Third, “The stone the builders rejected has become the capstone” (17-19). When they screamed, “May this never be!” it seemed that they were good people who would never do anything wicked. But Jesus was not impressed at all. Instead, he looked directly at them and said, “Then what is the meaning that which is written: ‘The stone the builders rejected has become the capstone’?” The religious leaders were builders trying to build the kingdom of God in Israel. In their eyes, Jesus did not look qualified to be a part of kingdom building. They already had the Bible, worship service, and offerings. They thought that they already had enough, and they did not need any support from Jesus. Simply, they didn’t want him to do any work in the name of serving God. Jesus was the rejected stone by the builders. But God rejected their rejection. God took him and installed him as the capstone. The capstone is the uppermost stone in a building project, sometimes used to tie two intersecting walls together. As the top stone of a structure, the capstone was the crowning point. On it, they engrave the builder’s name, and on the day when the capstone is going to be installed, they invite all related people, news reporters, and have a celebration. When the capstone is installed, it is proclaimed that all the building project is completed, and people shout for joy and celebrate. Jesus is the capstone – it means that Jesus is the completion of God’s kingdom building project, and with Jesus, all God’s redemption work is completed. When Jesus died on the cross, his last words were: “It is finished!” (Jn 19:30)


Today, no one, especially, God-believing people intends to be wicked like these tenants. They all say, “May this never be!” But Christians saying, “May this never be!” cannot impress God at all. Instead, in God’s eyes, this is what people, even these God-believing people do all the time. How do people do such a wicked thing? By rejecting Jesus in their life-building project! They reject Jesus in regard to their career path; they reject Jesus in regard to their marriage matter; they may consider it a small matter, because they still go to church and say, “I love the Lord.” But the problem is that the stone they reject is actually the capstone. Without him, their life building project cannot be completed. That’s why despite all worldly successes and achievements, still so many people live in emptiness and sense of meaninglessness. They become depressed, sorrowful, or fearful, unforgiving, and many of them become drug-addicted. Simply, they are like the building standing undone – as the rain comes, the building gets moldy and rusty – they become ugly. Jesus is the capstone. With him, your life is completed; with him, you know what to do with your life; with him, you have the meaning and purpose in your life. With him, you are happy and fulfilled. Jesus is the capstone in your life. Don’t reject him in your life building project – he is the most essential part in your life. In every step of your life, go with him – don’t you remember what the Bible says of Noah? “Noah walked with God.” Don’t you remember what Jesus said to his apostles during the last supper? He said to them, “Remain in me.” Remain in Jesus in everything you do.
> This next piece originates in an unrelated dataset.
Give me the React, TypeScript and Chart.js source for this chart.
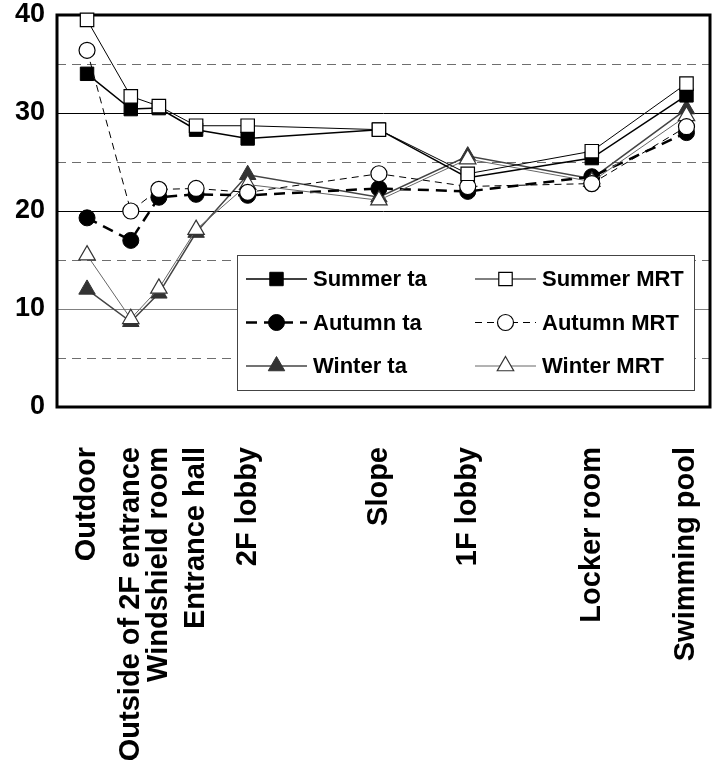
import React, { useEffect, useRef } from 'react';
import { Chart, registerables } from 'chart.js';
import { drawPoint } from 'chart.js/helpers';

Chart.register(...registerables);

const categories = [
  'Outdoor',
  'Outside of 2F entrance',
  'Windshield room',
  'Entrance hall',
  '2F lobby',
  'Slope',
  '1F lobby',
  'Locker room',
  'Swimming pool',
];
// relative position of each place along the route (0-100)
const positions = [4.6, 11.3, 15.6, 21.3, 29.2, 49.3, 62.9, 81.9, 96.4];

const summerTa = [34.0, 30.4, 30.5, 28.3, 27.4, 28.3, 23.4, 25.4, 31.8];
const summerMrt = [39.5, 31.7, 30.7, 28.7, 28.7, 28.3, 23.8, 26.1, 33.0];
const autumnTa = [19.3, 17.0, 21.4, 21.7, 21.6, 22.3, 22.0, 23.5, 28.0];
const autumnMrt = [36.4, 20.0, 22.2, 22.3, 21.9, 23.8, 22.5, 22.8, 28.6];
const winterTa = [12.0, 8.7, 11.6, 17.8, 23.7, 21.4, 25.6, 23.3, 30.4];
const winterMrt = [15.5, 9.0, 12.1, 18.1, 22.7, 21.1, 25.3, 23.0, 29.7];

const yLabelValues = [0, 10, 20, 30, 40];
const solidGridValues = [10, 20, 30];
const dashedGridValues = [5, 15, 25, 35];

const FONT = '"Liberation Sans", Arial, Helvetica, sans-serif';

const toPoints = (vals: number[]) => vals.map((v, i) => ({ x: positions[i], y: v }));

const zeroPadding = (s: any) => {
  s.paddingLeft = 0;
  s.paddingRight = 0;
  s.paddingTop = 0;
  s.paddingBottom = 0;
};

const framePlugin = {
  id: 'frame',
  beforeDatasetsDraw(chart: any) {
    const { ctx, chartArea: a } = chart;
    ctx.save();
    ctx.lineWidth = 3;
    ctx.strokeStyle = '#000';
    ctx.setLineDash([]);
    ctx.strokeRect(a.left, a.top, a.right - a.left, a.bottom - a.top);
    ctx.restore();
  },
};

const legendPlugin = {
  id: 'boxLegend',
  afterDatasetsDraw(chart: any) {
    const { ctx, chartArea: a } = chart;
    const w = a.right - a.left;
    const h = a.bottom - a.top;
    const bx = Math.round(a.left + w * 0.2757);
    const by = Math.round(a.top + h * 0.612);
    const bw = Math.round(w * 0.7);
    const bh = Math.round(h * 0.344);
    ctx.save();
    ctx.fillStyle = '#fff';
    ctx.fillRect(bx, by, bw, bh);
    ctx.lineWidth = 1;
    ctx.strokeStyle = '#444';
    ctx.setLineDash([]);
    ctx.strokeRect(bx + 0.5, by + 0.5, bw, bh);
    chart.data.datasets.forEach((ds: any, i: number) => {
      const col = i % 2;
      const row = Math.floor(i / 2);
      const lx = bx + 9 + col * 229;
      const ly = by + 24 + row * 43.5;
      ctx.beginPath();
      ctx.setLineDash(ds.borderDash || []);
      ctx.lineWidth = ds.borderWidth;
      ctx.strokeStyle = ds.borderColor;
      ctx.moveTo(lx, ly);
      ctx.lineTo(lx + 61, ly);
      ctx.stroke();
      ctx.setLineDash([]);
      ctx.fillStyle = ds.pointBackgroundColor;
      ctx.strokeStyle = ds.pointBorderColor;
      ctx.lineWidth = ds.pointBorderWidth;
      drawPoint(
        ctx,
        { pointStyle: ds.pointStyle, radius: ds.pointRadius, borderWidth: ds.pointBorderWidth, rotation: 0 } as any,
        lx + 30.5,
        ly
      );
      ctx.fillStyle = '#000';
      ctx.font = `bold 22px ${FONT}`;
      ctx.textBaseline = 'middle';
      ctx.textAlign = 'left';
      ctx.fillText(ds.label, lx + 67, ly + 1);
    });
    ctx.restore();
  },
};

export default function App() {
  const canvasRef = useRef<HTMLCanvasElement | null>(null);

  useEffect(() => {
    document.body.style.margin = '0';
    const canvas = canvasRef.current;
    if (!canvas) return;
    const common = { tension: 0, clip: false as any, fill: false };
    const chart = new Chart(canvas, {
      type: 'line',
      data: {
        datasets: [
          {
            ...common,
            label: 'Summer ta',
            data: toPoints(summerTa),
            borderColor: '#000',
            borderWidth: 1.5,
            pointStyle: 'rect',
            pointRadius: 9.5,
            pointBackgroundColor: '#000',
            pointBorderColor: '#000',
            pointBorderWidth: 1,
            order: 1,
          },
          {
            ...common,
            label: 'Summer MRT',
            data: toPoints(summerMrt),
            borderColor: '#000',
            borderWidth: 1,
            pointStyle: 'rect',
            pointRadius: 9.5,
            pointBackgroundColor: '#fff',
            pointBorderColor: '#000',
            pointBorderWidth: 1.2,
            order: 0,
          },
          {
            ...common,
            label: 'Autumn ta',
            data: toPoints(autumnTa),
            borderColor: '#000',
            borderWidth: 2.5,
            borderDash: [11, 7],
            pointStyle: 'circle',
            pointRadius: 8,
            pointBackgroundColor: '#000',
            pointBorderColor: '#000',
            pointBorderWidth: 1,
            order: 1,
          },
          {
            ...common,
            label: 'Autumn MRT',
            data: toPoints(autumnMrt),
            borderColor: '#000',
            borderWidth: 1,
            borderDash: [7, 5],
            pointStyle: 'circle',
            pointRadius: 8,
            pointBackgroundColor: '#fff',
            pointBorderColor: '#000',
            pointBorderWidth: 1.2,
            order: 0,
          },
          {
            ...common,
            label: 'Winter ta',
            data: toPoints(winterTa),
            borderColor: '#444',
            borderWidth: 1.5,
            pointStyle: 'triangle',
            pointRadius: 9.5,
            pointBackgroundColor: '#333',
            pointBorderColor: '#333',
            pointBorderWidth: 1,
            order: 1,
          },
          {
            ...common,
            label: 'Winter MRT',
            data: toPoints(winterMrt),
            borderColor: '#666',
            borderWidth: 1,
            pointStyle: 'triangle',
            pointRadius: 9.5,
            pointBackgroundColor: '#fff',
            pointBorderColor: '#333',
            pointBorderWidth: 1.2,
            order: 0,
          },
        ],
      },
      options: {
        animation: false,
        responsive: false,
        devicePixelRatio: 1,
        layout: { autoPadding: false, padding: { top: 15, right: 5, left: 0, bottom: 0 } },
        plugins: {
          legend: { display: false },
          tooltip: { enabled: false },
        },
        scales: {
          x: {
            type: 'linear',
            min: 0,
            max: 100,
            afterBuildTicks: (s: any) => {
              s.ticks = positions.map((v) => ({ value: v }));
            },
            afterFit: (s: any) => {
              s.height = 358;
              zeroPadding(s);
            },
            grid: { display: false, drawTicks: false },
            border: { display: false },
            ticks: {
              autoSkip: false,
              maxRotation: 90,
              minRotation: 90,
              padding: 40,
              color: '#000',
              font: { family: FONT, size: 29, weight: 'bold' },
              callback: (_v: any, i: number) => categories[i],
            },
          },
          y: {
            min: 0,
            max: 40,
            afterFit: (s: any) => {
              s.width = 57;
              zeroPadding(s);
            },
            ticks: {
              stepSize: 5,
              padding: 12,
              color: '#000',
              font: { family: FONT, size: 27, weight: 'bold' },
              callback: (v: any) => (yLabelValues.includes(Number(v)) ? String(v) : ''),
            },
            grid: {
              drawTicks: false,
              lineWidth: 1,
              color: (c: any) => {
                const v = c.tick ? c.tick.value : -1;
                if (!solidGridValues.includes(v)) return 'rgba(0,0,0,0)';
                return v === 10 ? '#808080' : '#000';
              },
            },
            border: { display: false },
          },
          y2: {
            position: 'right',
            min: 0,
            max: 40,
            afterBuildTicks: (s: any) => {
              s.ticks = dashedGridValues.map((v) => ({ value: v }));
            },
            afterFit: (s: any) => {
              s.width = 0;
              zeroPadding(s);
            },
            ticks: { display: false },
            grid: { drawTicks: false, color: '#6e6e6e', lineWidth: 1 },
            border: { display: false, dash: [9, 6] },
          },
        },
      } as any,
      plugins: [framePlugin, legendPlugin],
    });
    return () => chart.destroy();
  }, []);

  return (
    <div style={{ width: 715, height: 765, background: '#fff' }}>
      <canvas ref={canvasRef} width={715} height={765} style={{ display: 'block' }} />
    </div>
  );
}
Look at verse 18. Let’s read this verse together:


Everyone who falls on that stone will be broken to pieces, but he on whom it falls will be crushed.


Jesus is the capstone, the most important stone. Encountering him brings fundamental changes in people’s lives. Based on how people respond to him, the end results are different – two different results: Either you fall on that stone, or that stone falls on you; either you will be broken to pieces, or you will be crushed. Before Jesus came, the Jews thought that they were good people, loving God and serving Him. They had zeal for God that they’d rather choose to die than denying Him. They never had any intention to be wicked like the tenants – “May this never be!” But when Jesus came to them, they were found as wicked as the tenants in the parable, rejecting the Son. At this, everything they had built up – their image, fame, honor and respect – crumbled down. At his coming to them, they were found not as a holy people but as a wicked people; they were found not as servants of God but as enemies of God. Their eyes were opened to see who they were, how they had lived and what they had done – nothing good at all. At this, those who open their hearts and accept the truth (those who fall on that stone) come to have true repentance – wailing and wailing; they are broken down – all their self-confidence is gone, all their own false images are gone, all their pride as God-believing people is gone, all their worldly hopes and desires are gone – they are broken to pieces. Then, they have a chance to start all over again in Jesus – this time, as real children of God. They start a new life in Jesus. Everyone who falls on that stone will be broken to pieces. Here, “everyone” refers to “everyone.” What about “those God-believing Jews?” Yes, they are included. What about those God-believing “Christians?” Yes, they are included. What about those unbelieving people? Yes, they are included. Once they are broken to pieces, then, God rebuilds them in Jesus Christ as new people.


But like the religious leaders in the passage, some people are not willing to accept the truth. As Jesus comes to them and the truth is revealed of who they are, how they have lived, and what they have done, they reject the truth, not willing to admit their wrongdoings, their own wickedness and evil; instead, they want to keep their own image, which is a false image and enjoy people’s honor and respect as God-believing people; they refuse to break down; they refuse to be broken to pieces in Jesus. Then, what will happen to them? The capstone will fall on them either in this life or at his second coming, and they will be crushed – real judgment.


According to how they respond to Jesus, the capstone, the end result is totally different. Some people are broken to pieces and become new people, starting a new life in Jesus, because they accept the truth. Being broken to pieces, losing all the things they have valued so far such as their own image and their own righteousness is painful; but they are really blessed, no longer being deceived by their own false images or their own righteousness, but truly knowing God’s grace and loving Him. But others reject the truth, insisting their own false images and their own righteousness; they will be crushed – other Bible versions translate it as “being ground to powder” – they will have no future in God at all. Now today, how do you respond?


God does not give up on people; despite their rejection, he keeps sending his servants, and even his Son, saying, “Perhaps they will respect him.” Today, don’t you want to accept his love for you? Today, respect the Son by acknowledging God’s ownership upon your life, by turning to God and living for him. God’s love for you goes to the end.